TAMPA, Fla. — Matt Moulson was expecting the call, Jaroslav Halak was basically praying for it and Cody McCormick essentially had no idea it was coming.
But the three departing Buffalo Sabres all derived a similar benefit by getting traded Wednesday: They’ve been sent from a last-place team into the thick of the playoff race.
Moulson and McCormick are going together to Minnesota to join former Buffalo captain Jason Pominville with the Wild. Halak took his gear and was gone from the Westin Harbour Island hotel here a scant two hours after the 3 p.m. deadline, headed for a flight to take him to Boston and the Washington Capitals’ game there tonight.
The Capitals entered Wednesday’s play just one point out of the final wild-card slot in the Eastern Conference and getting a goaltender like Halak, who went 24-9-4 with St. Louis, is what they feel they need to comfortably get into the top eight. Minnesota looks to be on easy street in the West, with a seven-point lead in the wild-card race and a 7-1-2 burst in its last 10 games.
Moulson was one of the hottest names on the trade market Wednesday, and has been at the top of the list of likely rental players almost from the time he was dealt from the New York Islanders to the Sabres on Oct. 24.
Getting dealt was zero surprise. The fact that it took almost to the deadline was.
“It’s definitely a relief after sitting around for a week seeing other guys get traded and wondering if you were going to be here,” Moulson said. “It’s good to finally have a place to go.
“It’s an exciting hockey city to go to, much like the fans in Buffalo. They’re passionate about hockey in Minnesota, the State of Hockey and all. They’re going to be good fans.”
The Sabres never made Moulson an offer as an unrestricted free agent, even though he was open to listening and Buffalo clearly needs goal scorers.
“A lot was going down with the team trading away guys like Ryan Miller and Steve Ott and building for the future,” Moulson said.
“It’s pretty much set in stone. I knew it was coming. Tim Murray was up front and honest about what was going on.”
Moulson said his priority now is playing for the Wild. Re-signing with them or going somewhere else is staying on the back burner for now.

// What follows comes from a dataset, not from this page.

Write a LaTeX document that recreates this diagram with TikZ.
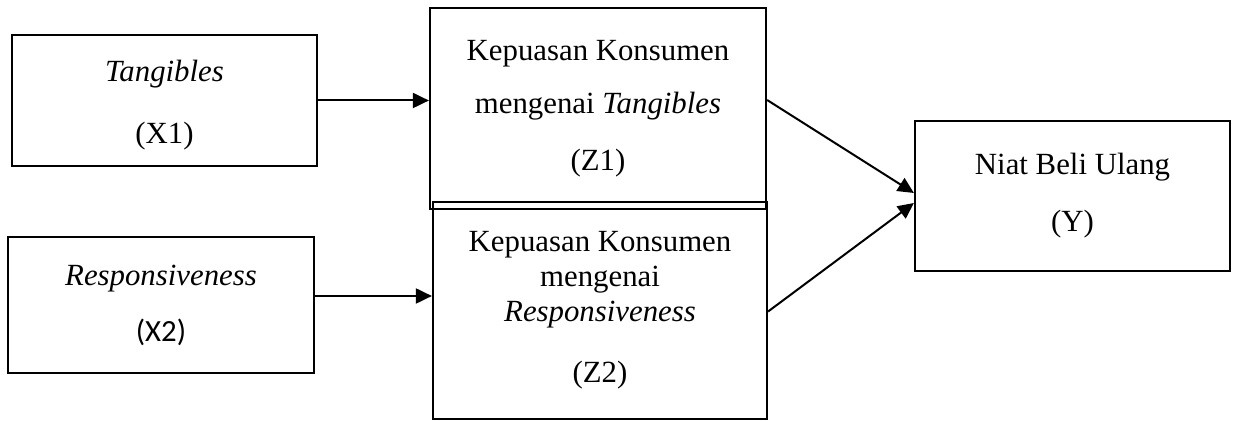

“I’m going to Minnesota to help them win a Stanley Cup. That’s their goal,” Moulson said. “Anything I can help to win games I’m going to do. I’m not going to think about the other stuff because that will take care of itself.”
McCormick met reporters after having already spoken to Pominville, the Wild winger and former Buffalo captain.
“Jason Pominville said some things that were exciting, that made me excited to join the Minnesota Wild,” McCormick said. “Our wives are friends. Our kids are friends. It makes for an easier transition.”
McCormick was in his fourth year with the Sabres after being acquired from Colorado and injuries have plagued him the last three years.
But Wild General Manager Chuck Fletcher is intrigued by McCormick’s toughness.
“They wanted some size and grit,” McCormick said. “I’m just hoping to get there and be able to contribute to that.”
Halak becomes the 10th player in franchise history to suit up for a game with the Sabres but not play.
The ninth, by the way, was emergency backup goaltender Ryan Vinz, the HarborCenter employee who served as backup on Friday after Ryan Miller was sent to St. Louis.
At least Vinz got to sit on the bench and operate the door as players came and went from the ice.
Halak spent his one game with Buffalo on Monday in Dallas sitting on his own in a runway because the benches in American Airlines Center are too small to accommodate the backup.
Halak, who was the goalie when Montreal upset Washington in the playoffs and advanced to the 2010 Eastern Conference finals, just bided his time with the Sabres knowing another move was likely in the offing.
“The last four days have been crazy,” Halak said.
“Getting traded and all the rumors being out there that I’m going to be traded again. I’m glad it’s over and now I’m really happy I have a chance to make the playoffs.
Halak said he was happy he would only have to worry about Washington star Alex Ovechkin in practice now and smiled when asked about the strange twist that allowed him to now play for a team that he was largely responsible for upsetting in a previous spring.
“I have great memories playing against them, sure,” he said. “Now I’m going to be their teammate and try to do my best. We’ll see how that’s going to go. I know they have a lot of hockey left and they’re in a playoff race. I’m going to try to do my best to help them get there.”